Your objective: Seek out every line containing the word "chart", and copy each.

Information shown:
⁂

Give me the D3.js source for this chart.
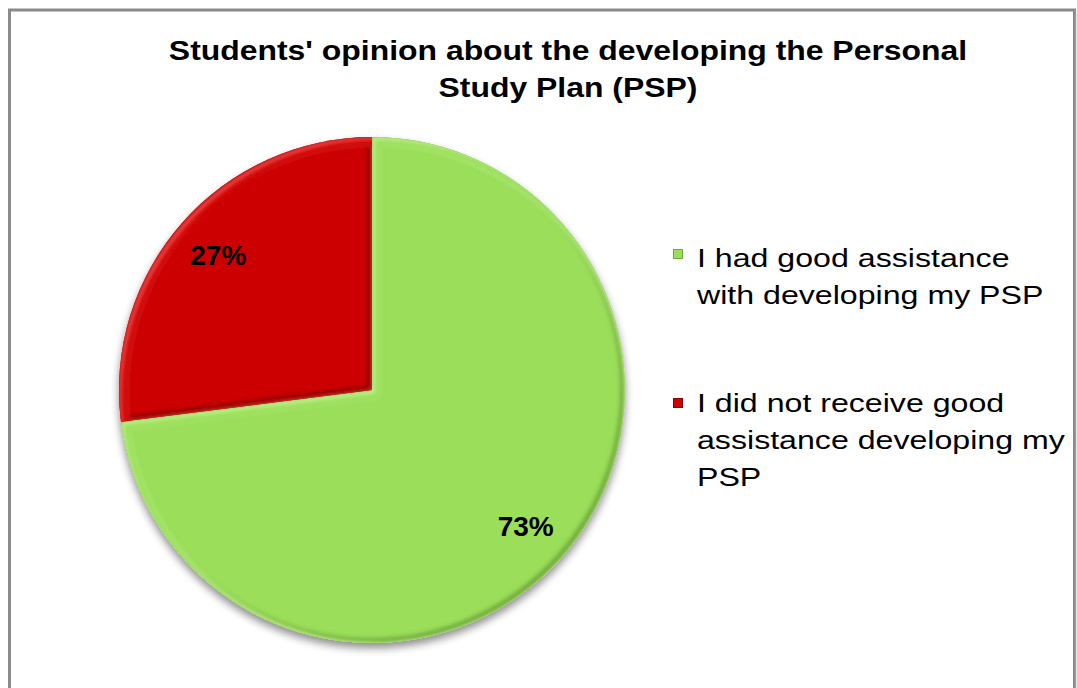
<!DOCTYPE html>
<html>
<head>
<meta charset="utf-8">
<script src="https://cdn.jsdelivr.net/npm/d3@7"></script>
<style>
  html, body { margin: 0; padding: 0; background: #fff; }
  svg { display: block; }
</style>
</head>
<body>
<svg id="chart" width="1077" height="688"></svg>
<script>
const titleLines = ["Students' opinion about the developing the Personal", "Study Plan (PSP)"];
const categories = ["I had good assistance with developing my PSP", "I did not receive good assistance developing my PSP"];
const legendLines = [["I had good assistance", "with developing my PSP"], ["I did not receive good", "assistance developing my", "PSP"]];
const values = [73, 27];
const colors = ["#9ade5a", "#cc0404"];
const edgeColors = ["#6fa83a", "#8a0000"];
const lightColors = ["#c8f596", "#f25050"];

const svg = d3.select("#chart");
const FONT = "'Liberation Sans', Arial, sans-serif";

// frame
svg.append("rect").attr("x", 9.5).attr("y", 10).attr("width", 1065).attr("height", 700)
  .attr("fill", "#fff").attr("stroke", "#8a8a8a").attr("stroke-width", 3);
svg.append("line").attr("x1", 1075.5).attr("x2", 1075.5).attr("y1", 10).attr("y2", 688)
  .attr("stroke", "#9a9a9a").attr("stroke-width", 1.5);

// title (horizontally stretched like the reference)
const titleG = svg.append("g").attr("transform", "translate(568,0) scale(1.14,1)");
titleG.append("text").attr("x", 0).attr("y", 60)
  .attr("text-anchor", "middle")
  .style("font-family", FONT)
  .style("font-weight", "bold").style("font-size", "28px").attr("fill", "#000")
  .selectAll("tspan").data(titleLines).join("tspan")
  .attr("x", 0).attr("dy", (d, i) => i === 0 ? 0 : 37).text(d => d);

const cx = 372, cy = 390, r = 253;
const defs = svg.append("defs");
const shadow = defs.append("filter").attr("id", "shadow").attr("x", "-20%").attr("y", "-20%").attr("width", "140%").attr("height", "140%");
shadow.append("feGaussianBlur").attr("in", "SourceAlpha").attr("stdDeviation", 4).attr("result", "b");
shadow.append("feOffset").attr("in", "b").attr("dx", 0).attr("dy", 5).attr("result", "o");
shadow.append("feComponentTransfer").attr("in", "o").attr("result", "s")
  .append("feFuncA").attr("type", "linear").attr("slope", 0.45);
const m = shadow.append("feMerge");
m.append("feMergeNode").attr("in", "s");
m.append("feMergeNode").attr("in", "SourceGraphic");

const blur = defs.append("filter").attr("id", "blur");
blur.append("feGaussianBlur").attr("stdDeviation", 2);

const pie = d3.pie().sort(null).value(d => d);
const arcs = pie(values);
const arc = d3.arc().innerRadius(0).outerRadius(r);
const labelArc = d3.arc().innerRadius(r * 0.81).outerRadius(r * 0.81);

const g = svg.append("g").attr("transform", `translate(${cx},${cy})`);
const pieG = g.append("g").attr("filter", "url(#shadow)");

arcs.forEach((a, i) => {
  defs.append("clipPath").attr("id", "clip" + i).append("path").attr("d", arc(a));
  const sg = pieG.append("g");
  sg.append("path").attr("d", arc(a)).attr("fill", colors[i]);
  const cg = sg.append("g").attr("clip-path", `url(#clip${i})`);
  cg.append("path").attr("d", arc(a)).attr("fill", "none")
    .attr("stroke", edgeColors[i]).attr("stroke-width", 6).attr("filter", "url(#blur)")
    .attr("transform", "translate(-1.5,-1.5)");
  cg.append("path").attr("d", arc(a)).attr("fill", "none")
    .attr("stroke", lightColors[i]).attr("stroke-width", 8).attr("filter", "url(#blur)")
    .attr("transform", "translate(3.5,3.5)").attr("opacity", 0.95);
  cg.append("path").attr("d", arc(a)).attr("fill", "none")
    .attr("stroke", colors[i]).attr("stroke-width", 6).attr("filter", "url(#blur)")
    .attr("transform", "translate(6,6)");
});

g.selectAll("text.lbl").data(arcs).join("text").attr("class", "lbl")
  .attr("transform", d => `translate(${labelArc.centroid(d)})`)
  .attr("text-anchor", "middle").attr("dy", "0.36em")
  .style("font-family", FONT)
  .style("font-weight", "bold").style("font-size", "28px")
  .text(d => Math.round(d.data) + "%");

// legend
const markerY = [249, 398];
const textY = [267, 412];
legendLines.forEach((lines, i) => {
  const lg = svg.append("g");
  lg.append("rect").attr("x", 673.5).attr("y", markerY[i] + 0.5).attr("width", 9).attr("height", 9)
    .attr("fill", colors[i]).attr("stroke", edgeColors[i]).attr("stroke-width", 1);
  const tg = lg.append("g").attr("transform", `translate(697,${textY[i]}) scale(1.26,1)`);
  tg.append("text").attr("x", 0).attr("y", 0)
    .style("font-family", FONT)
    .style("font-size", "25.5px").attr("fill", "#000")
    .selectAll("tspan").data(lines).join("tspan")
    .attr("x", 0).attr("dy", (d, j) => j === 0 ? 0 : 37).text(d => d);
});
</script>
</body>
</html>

⁂

Full answer:
Give me the D3.js source for this chart.
<svg id="chart" width="1077" height="688"></svg>
const svg = d3.select("#chart");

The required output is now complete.